First of all you can't take anything he says about himself at face value. You have no idea what his past was - I am not saying he is a liar but you simply do not know.

 

What you describe sounds like great chemistry aided by the unreality of being in Thailand with no real responsibilities. That's great, but that really doesn't tell you anything more than you enjoy having sex and can talk.

 

If he was keeping in touch, telling you about his feelings, making plans to see you again that would be more hopeful but until any of those things happen you need to be very realistic and, frankly, ruthless.

 

A SK-Norway LDR would be very tough even for an established couple, obviously, and it doesn't sound likely to change.

 

As far as "well, but why would he have done XYZ?"...that's a fool's game. Your focus needs to be on what he is doing NOW. And, taking a hard look at the situation.

 

Sorry to be a downer, but that's my $.02.

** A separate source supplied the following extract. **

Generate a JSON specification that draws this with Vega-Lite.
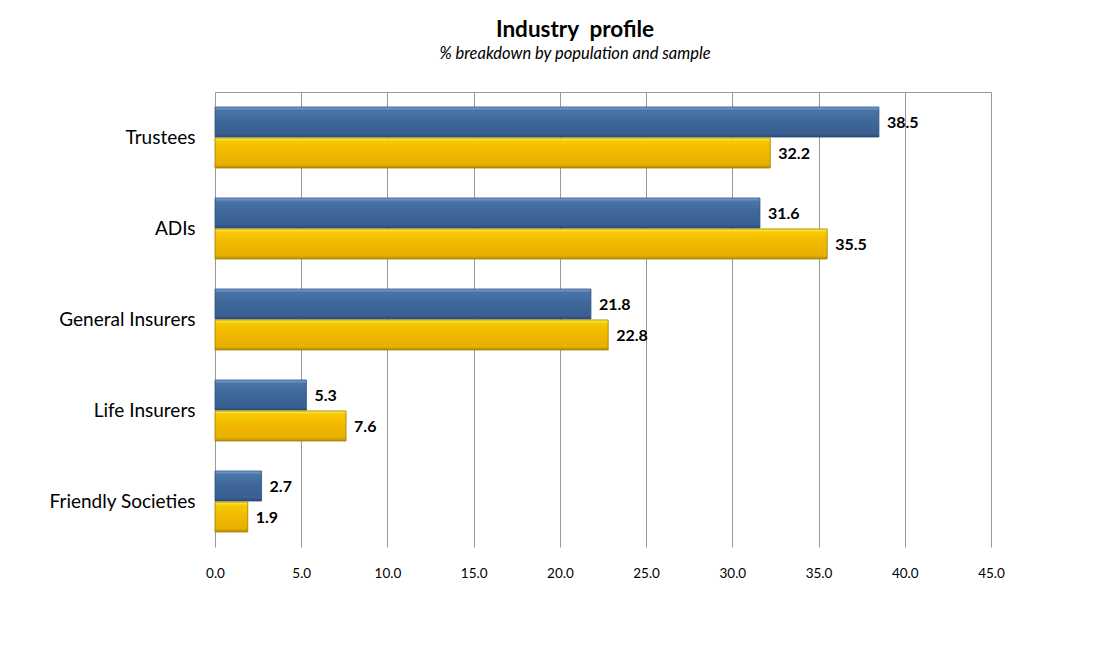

Yea, I'm slowly accepting the situation. It's cut and dry. if he wanted to anything more, he should've continued to communicate with me. I'm still a tad hopeful. Not as much but it's still there. I should've laid everything out before going on the trip.

Posted

I think if it's bothering you so much, you should definitely consider reopening communication to see where he stands. Assess his response, and go from there. Worst/most likely case scenario is that you'll have to move on.